Millbrae used a private patrol financed by fees from merchants and residents until 1941, when the San Mateo County Board of Supervisors created the Millbrae Police District. Records of the Internal Revenue Service document the licensing of several Millbrae bars for gambling; only after incorporation were gambling laws enforced in Millbrae and not until the 1950s was gambling defeated. In 1931, citizens organized a volunteer fire department, which remained entirely volunteer until 1938. The police and fire departments were housed together for several years at Hillcrest Boulevard and El Camino Real before the vital services moved to their permanent location in Millbrae's civic center, a few blocks west of El Camino.

Spurred largely by the desire to secure the Mills' estate for residential use and by the efforts of Millbrae's weekly newspaper, the Millbrae Sun, residents heatedly discussed incorporation for over a decade before voting to incorporate. Finally, on January 14, 1948, residents of Millbrae traveled to Sacramento to present their new city's charter. W.F. Leutenegger was elected mayor to represent Millbrae's nearly 8,000 residents. That year, Green Hills Elementary School opened as Millbrae's first new school in over 25 years, in anticipation of the educational needs of the post-war "baby boom" children. The new city's chief industries were agriculture, floriculture, dairy, and porcelain manufacturing.

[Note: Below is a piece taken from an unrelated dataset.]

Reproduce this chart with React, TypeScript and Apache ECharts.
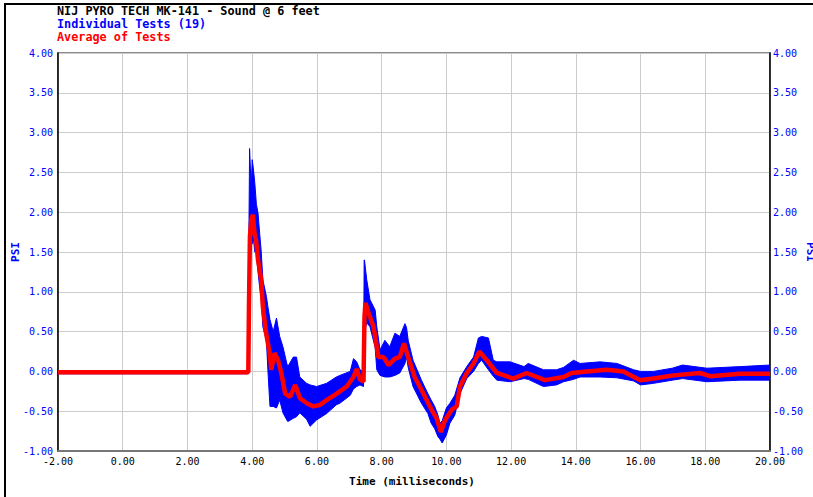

Many families that built the new city have never left.

In the 1950s, Millbrae residents united to resist efforts to divide the city by the planned Junipero Serra Freeway (I-280), which was later routed parallel to Junipero Serra Boulevard, then through a canyon in San Bruno up to Skyline Boulevard.

Transportation has shaped Millbrae's growth. From the start of the 20th century, San Francisco MUNI's #40 "interurban" streetcar traveled through Millbrae, linking the city with San Francisco and San Mateo. Millbrae's high school students rode the streetcar to attend Burlingame High School until Capuchino High School opened on September 11, 1950. The streetcar line was dismantled just after Millbrae's incorporation, leaving the Southern Pacific Railroad as the only railway linking Millbrae with surrounding areas. The Sixteen Mile House marked Millbrae along the railroad route, located where the Millbrae O'Reilly Auto Parts stands today. In the 1940s, a hilltop was shaved away to produce landfill for the expanding San Francisco Airport, which received an "international" designation in 1954 with the completion of the Central Terminal.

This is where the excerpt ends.